On the other hand, I'll submit my experiences and those of my friends and co-workers--urban New Yorkers in their late 20s and 30s who mostly have graduate degrees from "fancy schools". I can tell you that almost all of the guys, and most of the girls, watch the NFL (which averages 16.6 million viewers per regular season game), and we all know the Jimmie Johnson on the Fox pregame show. Most of us have been to Disney World (30 million visitors per year). We watch the same reality TV that the rest of the country does - American Idol, Teen Mom, Top Chef,* and almost everyone I know saw Avatar and Dark Knight.
Murray makes a really bold, and incorrect, claim that certain types of experiences, the kinds that tea-parties have, are "quintessentially American" while others are not:
There so many quintessentially American things that few members of the New Elite have experienced. They probably haven't ever attended a meeting of a Kiwanis Club or Rotary Club, or lived for at least a year in a small town (college doesn't count) or in an urban neighborhood in which most of their neighbors did not have college degrees (gentrifying neighborhoods don't count).

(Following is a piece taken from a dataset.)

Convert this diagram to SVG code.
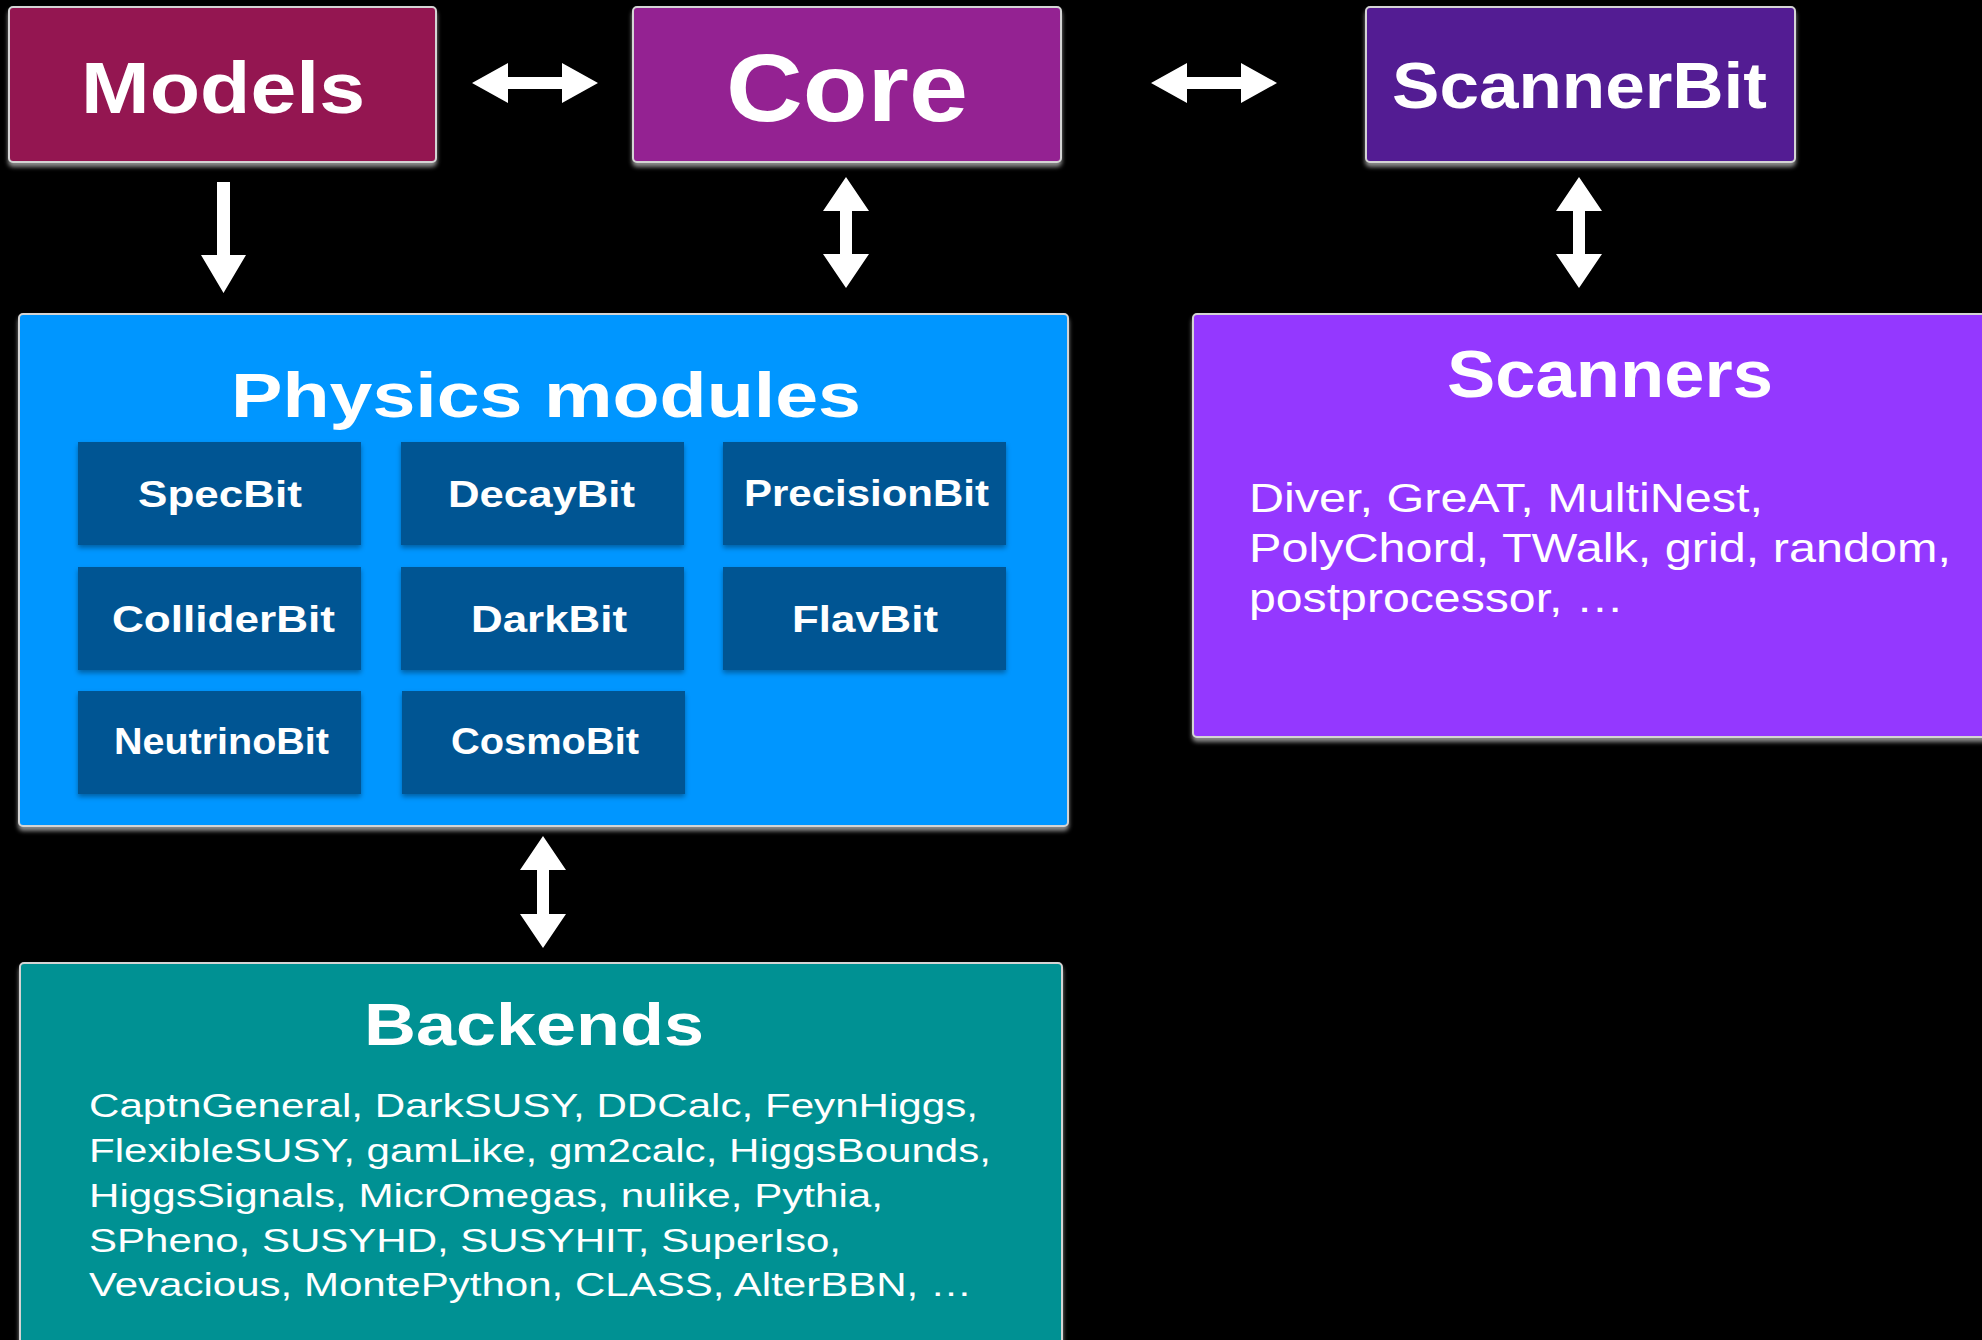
<svg xmlns="http://www.w3.org/2000/svg" width="1982" height="1340" viewBox="0 0 1982 1340">
<defs>
<filter id="sh" x="-5%" y="-5%" width="110%" height="115%">
<feDropShadow dx="0" dy="4" stdDeviation="2" flood-color="#9a9a9a" flood-opacity="0.9"/>
</filter>
<filter id="sh2" x="-5%" y="-5%" width="110%" height="120%">
<feDropShadow dx="0" dy="3" stdDeviation="2.5" flood-color="#000" flood-opacity="0.35"/>
</filter>
</defs>
<style>
.box{stroke:#d4d4d4;stroke-width:2;filter:url(#sh)}
.sub{fill:#005493;filter:url(#sh2)}
.t{font-family:"Liberation Sans",Arial,Helvetica,sans-serif;fill:#fff}
.b{font-weight:bold}
.arr{fill:#fff}
</style>
<rect width="1982" height="1340" fill="#000"/>

<g id="models">
<rect class="box" x="9" y="7" width="427" height="155" rx="4" fill="#941751"/>
<text class="t b" x="81" y="113" font-size="72" textLength="284" lengthAdjust="spacingAndGlyphs">Models</text>
</g>
<g id="core">
<rect class="box" x="633" y="7" width="428" height="155" rx="4" fill="#942192"/>
<text class="t b" x="726" y="121" font-size="97" textLength="242" lengthAdjust="spacingAndGlyphs">Core</text>
</g>
<g id="scannerbit">
<rect class="box" x="1366" y="7" width="429" height="155" rx="4" fill="#531B93"/>
<text class="t b" x="1392" y="108" font-size="64" textLength="375" lengthAdjust="spacingAndGlyphs">ScannerBit</text>
</g>

<g id="physics">
<rect class="box" x="19" y="314" width="1049" height="512" rx="4" fill="#0096FF"/>
<text class="t b" x="231" y="417" font-size="63" textLength="630" lengthAdjust="spacingAndGlyphs">Physics modules</text>
</g>
<g id="specbit">
<rect class="sub" x="78" y="442" width="283" height="103"/>
<text class="t b" x="138" y="507" font-size="37" textLength="164" lengthAdjust="spacingAndGlyphs">SpecBit</text>
</g>
<g id="decaybit">
<rect class="sub" x="401" y="442" width="283" height="103"/>
<text class="t b" x="448" y="507" font-size="37" textLength="187" lengthAdjust="spacingAndGlyphs">DecayBit</text>
</g>
<g id="precisionbit">
<rect class="sub" x="723" y="442" width="283" height="103"/>
<text class="t b" x="744" y="506" font-size="37" textLength="245" lengthAdjust="spacingAndGlyphs">PrecisionBit</text>
</g>
<g id="colliderbit">
<rect class="sub" x="78" y="567" width="283" height="103"/>
<text class="t b" x="112" y="632" font-size="37" textLength="223" lengthAdjust="spacingAndGlyphs">ColliderBit</text>
</g>
<g id="darkbit">
<rect class="sub" x="401" y="567" width="283" height="103"/>
<text class="t b" x="471" y="632" font-size="37" textLength="156" lengthAdjust="spacingAndGlyphs">DarkBit</text>
</g>
<g id="flavbit">
<rect class="sub" x="723" y="567" width="283" height="103"/>
<text class="t b" x="792" y="632" font-size="37" textLength="146" lengthAdjust="spacingAndGlyphs">FlavBit</text>
</g>
<g id="neutrinobit">
<rect class="sub" x="78" y="691" width="283" height="103"/>
<text class="t b" x="114" y="754" font-size="37" textLength="215" lengthAdjust="spacingAndGlyphs">NeutrinoBit</text>
</g>
<g id="cosmobit">
<rect class="sub" x="402" y="691" width="283" height="103"/>
<text class="t b" x="451" y="754" font-size="37" textLength="188" lengthAdjust="spacingAndGlyphs">CosmoBit</text>
</g>

<g id="scanners">
<rect class="box" x="1193" y="314" width="810" height="423" rx="4" fill="#9437FF"/>
<text class="t b" x="1447" y="397" font-size="66" textLength="326" lengthAdjust="spacingAndGlyphs">Scanners</text>
<text class="t" font-size="41">
<tspan x="1249" y="512" textLength="514" lengthAdjust="spacingAndGlyphs">Diver, GreAT, MultiNest,</tspan>
<tspan x="1249" y="562" textLength="702" lengthAdjust="spacingAndGlyphs">PolyChord, TWalk, grid, random,</tspan>
<tspan x="1249" y="612" textLength="375" lengthAdjust="spacingAndGlyphs">postprocessor, …</tspan>
</text>
</g>

<g id="backends">
<rect class="box" x="20" y="963" width="1042" height="390" rx="4" fill="#009193"/>
<text class="t b" x="364" y="1045" font-size="60" textLength="340" lengthAdjust="spacingAndGlyphs">Backends</text>
<text class="t" font-size="34">
<tspan x="89" y="1117" textLength="889" lengthAdjust="spacingAndGlyphs">CaptnGeneral, DarkSUSY, DDCalc, FeynHiggs,</tspan>
<tspan x="89" y="1162" textLength="902" lengthAdjust="spacingAndGlyphs">FlexibleSUSY, gamLike, gm2calc, HiggsBounds,</tspan>
<tspan x="89" y="1207" textLength="794" lengthAdjust="spacingAndGlyphs">HiggsSignals, MicrOmegas, nulike, Pythia,</tspan>
<tspan x="89" y="1252" textLength="752" lengthAdjust="spacingAndGlyphs">SPheno, SUSYHD, SUSYHIT, SuperIso,</tspan>
<tspan x="89" y="1296" textLength="883" lengthAdjust="spacingAndGlyphs">Vevacious, MontePython, CLASS, AlterBBN, …</tspan>
</text>
</g>

<g id="connectors">
<polygon class="arr" points="472,83 508,63 508,77 562,77 562,63 598,83 562,103 562,89 508,89 508,103"/>
<polygon class="arr" points="1151,83 1187,63 1187,77 1241,77 1241,63 1277,83 1241,103 1241,89 1187,89 1187,103"/>
<polygon class="arr" points="217,182 230,182 230,255 246,255 223.5,293 201,255 217,255"/>
<polygon class="arr" points="846,177 869,211 852,211 852,254 869,254 846,288 823,254 840,254 840,211 823,211"/>
<polygon class="arr" points="1579,177 1602,211 1585,211 1585,254 1602,254 1579,288 1556,254 1573,254 1573,211 1556,211"/>
<polygon class="arr" points="543,836 566,870 549,870 549,914 566,914 543,948 520,914 537,914 537,870 520,870"/>
</g>
</svg>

They are unlikely to have spent at least a year with a family income less than twice the poverty line (graduate school doesn't count) or to have a close friend who is an evangelical Christian. They are unlikely to have even visited a factory floor, let alone worked on one.
However, let me rewrite the paragraph above:
There are so many quintessentially American things that few members of the Tea Party have experienced. They probably haven't ever attended a meeting of a Bar Association or bought food from a CSA, or lived in a neighborhood where they weren't part of the racial majority. They are unlikely to have used mass transportation (shuttle bus to the rental car lot doesn't count). They are unlikely to have taken a philosophy class (college or grad school does count). They are unlikely to have taught at a school where most of the kids had an income of less than twice the poverty line. They are unlikely to have a close friend who is a Jew or a Muslim or an atheist. They are unlikely to have worked on a trading floor or software design team or know what a derivative or Ruby on Rails is.
At the end of the day, America is a really big place, with room for many types of quintessentially or mainstream American experiences. I'm willing to grant Murray and the Tea Partiers that going to Branson, taking a cruise, joining Kiwanis and watching The Price is Right are authentically American, even though though these are things are niche activities undertaken by relatively small numbers of Americans.
I don't pretend to say that my experiences are like those of everyone else, or even most people, and I don't say that they're necessarily better, but I do think they're just as American, and I'm just as American, as Murray or the Tea Partiers.
*I will note that Murray has a point where scripted TV is concerned. I've never seen an episode of NCIS and have never heard anyone talk about it, and I only saw Two and a Half Men once on a plane (although, to be fair, it was a flight to Milwaukee so I think I should get some "real America" credit for it).
2 comments:
Great post! Glad that you are writing again.
Love your rewritten speech approach. It seems utterly ridiculous that in Murray's article that he has to carve out college, graduate school and living in a gentrifying neighborhood to get his point made.
I get that what he's doing is just pandering to a specific base by celebrating them as "truly American" and vote the way he wants them to, but in so doing he seems to cut out the value of outside-your-bubble experiences just because you got them while at a higher education institution. Stepping outside what you've known your whole life and living in a gentrified neighborhood or a small town or learning to eat on 100 bucks a month exposes you to a new way to see the world and devaluing those experiences is unfair to the learner. Sure, living in a small town for college versus moving there permanently is like saying you lived in a foreign country during a study abroad program, but the fact of the matter is that you stand to learn a lot about the world and yourself by those experiences and end up better off for it. Murray's article serves to do little more than make the people who fit his description of "real Americans" feel good and piss off everyone else.